In the Alex Ross-iverse, Tornado is a member in good standing of the Justice League. He had a small role in Ross and Paul Dini’s oversized JLA: Liberty and Justic, and is also among the massive superhero army currently starring in Justice (In #3, an unseen villain takes control of Tornado, and forces him to tear his own head off and rip wires out of his chest. That poor bastard seems to get torn to pieces in every third appearances).
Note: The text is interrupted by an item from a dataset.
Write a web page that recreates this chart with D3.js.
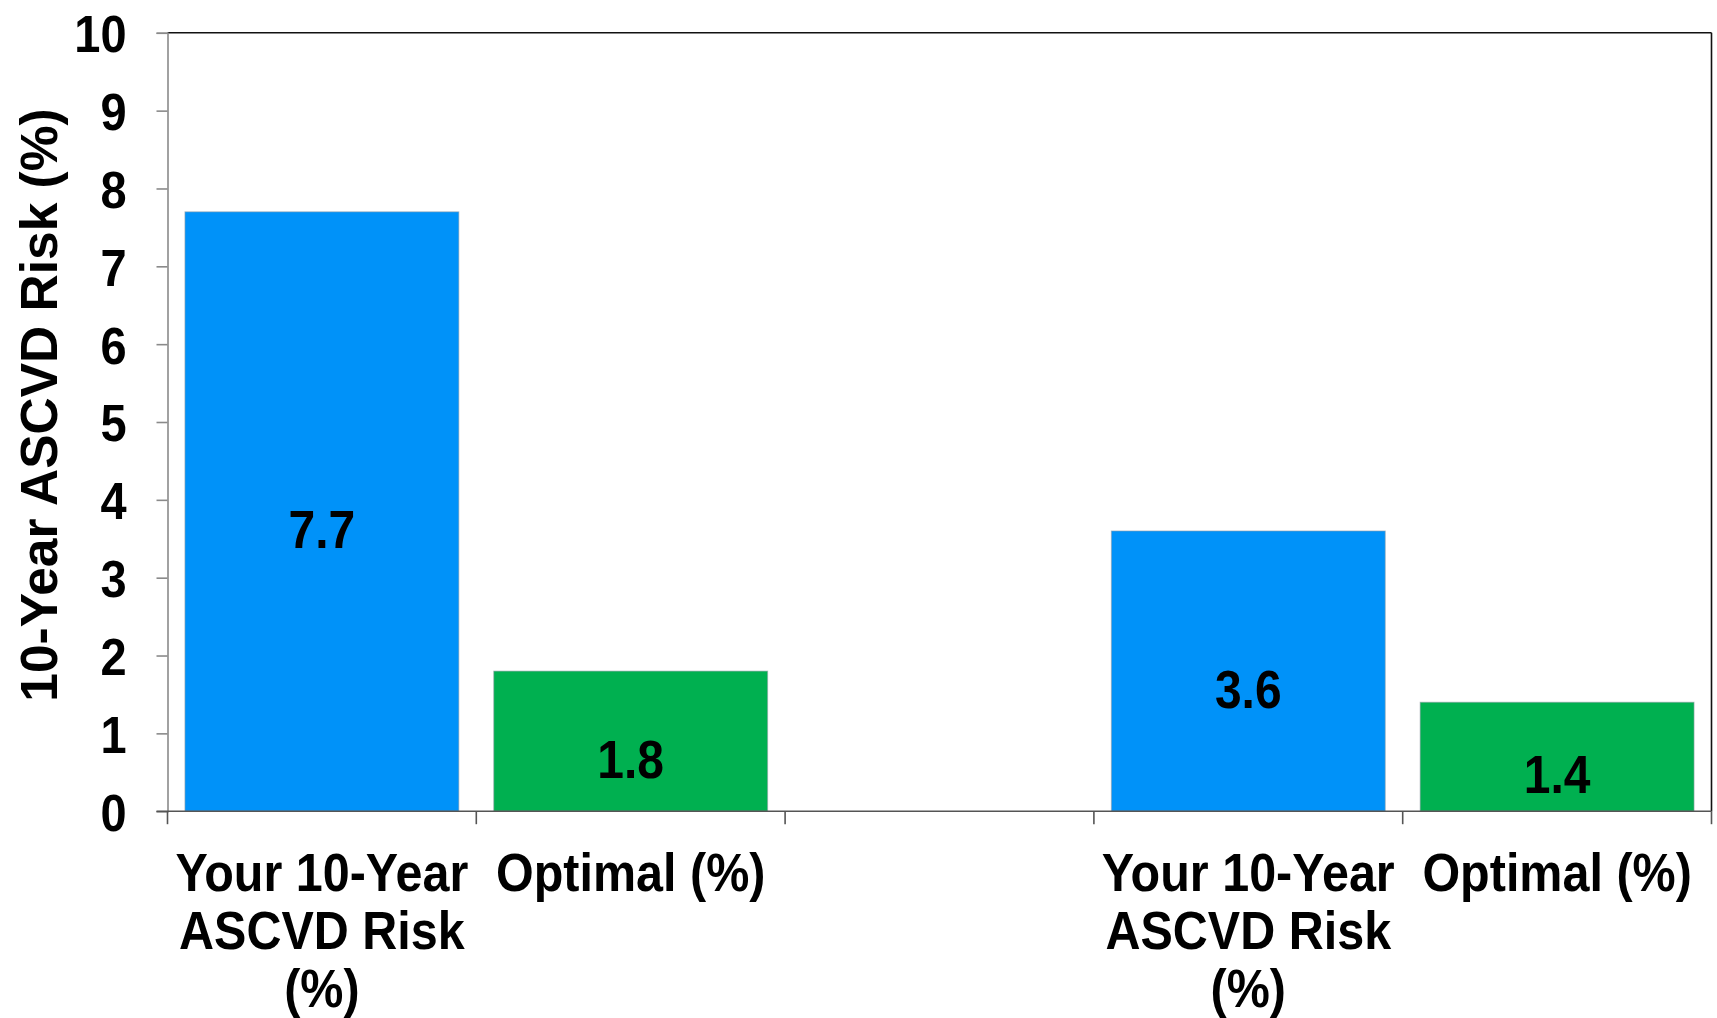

Tornado was also one of the eight thousand DC superheroes who made up the Justice League Unlimited line-up, which was more than sufficient to earn him a place in DC’s Justice League Unlimited comic book (where he sports blue gloves and boots, a slightly cooler look than he does in the Ross-iverse). JLU #13 was a Red Tornado spotlight of sorts, focusing on his relationship with Steel, who learns to appreciated Tornado as a friend as well as a marvel of engineering.

1 comment:

  1. Caleb, I also have to add Justice League of America (original run) #192 and 193. Great Perez art, the explanation of the whole Tornado Tyrant/Champion thing, crazy T.O. Morrow, and the All-Star Squadron preview in #193. Must-haves, for me.